We can check that tendency to view each other as sources of the things we want. Our spouses are not those who bring home a paycheck or make sure that we have clean shirts. Our children are not here to give us a sense of our own accomplishment. Our parents do not exist to give us spending money and pay for our unlimited texting. Our friends are not here to relieve our boredom or to be sources in an economy of exchanged favors. Our neighbors are not our competitors for limited goods. Our planet is not a neutral chunk of stuff for us to use and abuse in any way we please.
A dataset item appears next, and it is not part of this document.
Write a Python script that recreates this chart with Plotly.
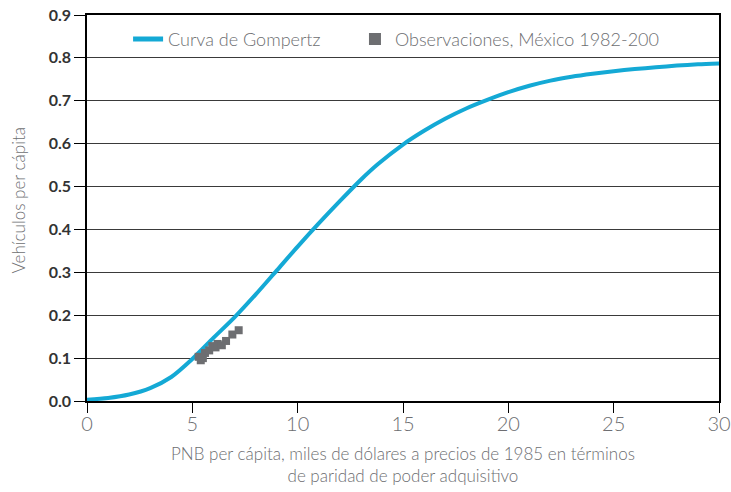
import plotly.graph_objects as go

# Gompertz curve: GDP per capita (thousand 1985 PPP dollars) vs vehicles per capita
curve_x = [0, 1, 2, 3, 4, 5, 6, 7, 8, 9, 10, 11, 12, 13, 13.8, 15, 16, 17, 18, 19,
           20, 21, 22, 23, 24, 25, 26, 27, 28, 29, 30]
curve_y = [0.003, 0.007, 0.015, 0.030, 0.056, 0.098, 0.147, 0.195, 0.248, 0.304,
           0.360, 0.414, 0.466, 0.516, 0.552, 0.598, 0.630, 0.658, 0.682, 0.702,
           0.720, 0.735, 0.747, 0.756, 0.763, 0.769, 0.774, 0.778, 0.782, 0.785,
           0.787]

# Observations for Mexico
obs_x = [5.3, 5.4, 5.5, 5.6, 5.8, 5.95, 6.1, 6.2, 6.4, 6.6, 6.9, 7.2]
obs_y = [0.103, 0.095, 0.100, 0.112, 0.118, 0.128, 0.125, 0.133, 0.130, 0.140,
         0.155, 0.165]

y_ticks = [0.0, 0.1, 0.2, 0.3, 0.4, 0.5, 0.6, 0.7, 0.8, 0.9]
x_ticks = [0, 5, 10, 15, 20, 25, 30]

x_title = "PNB per cápita, miles de dólares a precios de 1985 en términos<br>de paridad de poder adquisitivo"
y_title = "Vehículos per cápita"

CYAN = "#14a9d5"
GREY = "#6d6e71"
TEXT = "#6d6e71"

fig = go.Figure()
fig.add_trace(go.Scatter(
    x=curve_x, y=curve_y, mode="lines", name="Curva de Gompertz",
    line=dict(color=CYAN, width=4, shape="spline", smoothing=0.8),
    legend="legend",
))
fig.add_trace(go.Scatter(
    x=obs_x, y=obs_y, mode="markers", name="Observaciones, México 1982-200",
    marker=dict(symbol="square", size=8, color=GREY, line=dict(width=0)),
    legend="legend2",
))

legend_common = dict(
    orientation="h", xanchor="left", y=0.985, yanchor="top",
    bgcolor="rgba(255,255,255,0)", font=dict(size=18, color=TEXT, weight=300),
    itemwidth=30, itemsizing="constant",
)

fig.update_layout(
    width=731, height=492,
    margin=dict(l=87, r=12, t=15, b=91),
    paper_bgcolor="white", plot_bgcolor="white",
    font=dict(family="Lato", size=16, color=TEXT, weight=300),
    showlegend=True,
    legend=dict(x=0.065, **legend_common),
    legend2=dict(x=0.424, **legend_common),
    xaxis=dict(
        range=[0, 30], tickvals=x_ticks, ticktext=[str(v) for v in x_ticks],
        showgrid=False, zeroline=False, automargin=False,
        ticklabeloverflow="allow", ticklabelstandoff=-6,
        showline=True, linecolor="black", linewidth=1.5, mirror=True,
        ticks="outside", ticklen=10, tickcolor="black", tickwidth=1,
        tickfont=dict(size=20, color=TEXT, weight=300),
    ),
    yaxis=dict(
        range=[0, 0.9], tickvals=y_ticks, ticktext=[f"{v:.1f}" for v in y_ticks],
        showgrid=True, gridcolor="#3a3a3a", gridwidth=1, zeroline=False,
        automargin=False, ticklabeloverflow="allow",
        showline=True, linecolor="black", linewidth=1.5, mirror=True,
        ticks="outside", ticklen=11, tickcolor="black", tickwidth=1,
        tickfont=dict(size=16, color="#333333", weight=700),
    ),
    annotations=[
        dict(text=x_title, xref="paper", yref="paper", x=0.5, y=-0.165,
             xanchor="center", yanchor="middle", showarrow=False,
             font=dict(size=17, color=TEXT, weight=300)),
        dict(text=y_title, xref="paper", yref="paper", x=-0.109, y=0.52,
             xanchor="center", yanchor="middle", textangle=-90, showarrow=False,
             font=dict(size=17, color=TEXT, weight=300)),
    ],
)

fig.write_html("out.html")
Instead we are called to love, not use, our lovers, our children and parents, our friends and neighbors, our world and all the creatures that share it with us. This sounds like a dream, a pretty bit of poetry. To be sure, it is poetry, it is a dream. But it is God’s dream. A world that is populated by I-Thou I’s, a world that lives by the love ethic seems fragile, but it is in fact the world that is coming into being all around us. It is the new world. The death-dealing dehumanizing world of self-serving and self-seeking is reaping what it has sowed. It is dying and will pass away. Consumer capitalism and any system that might pick up where it leaves off, is doomed. What will survive is community. Those who choose to serve each other are not the losers. The will no longer be doomed to see themselves reflected in the people and things they own or control. Instead they will live fact-to-face with those who know and are known by them. Whatever is lost, whatever crumbles, whatever is destroyed, love will remain for ever.

1 Buber, Martin. I and Thou. Translated by Martin Kaufmann. New York, NY: Simon & Schuster, 1970.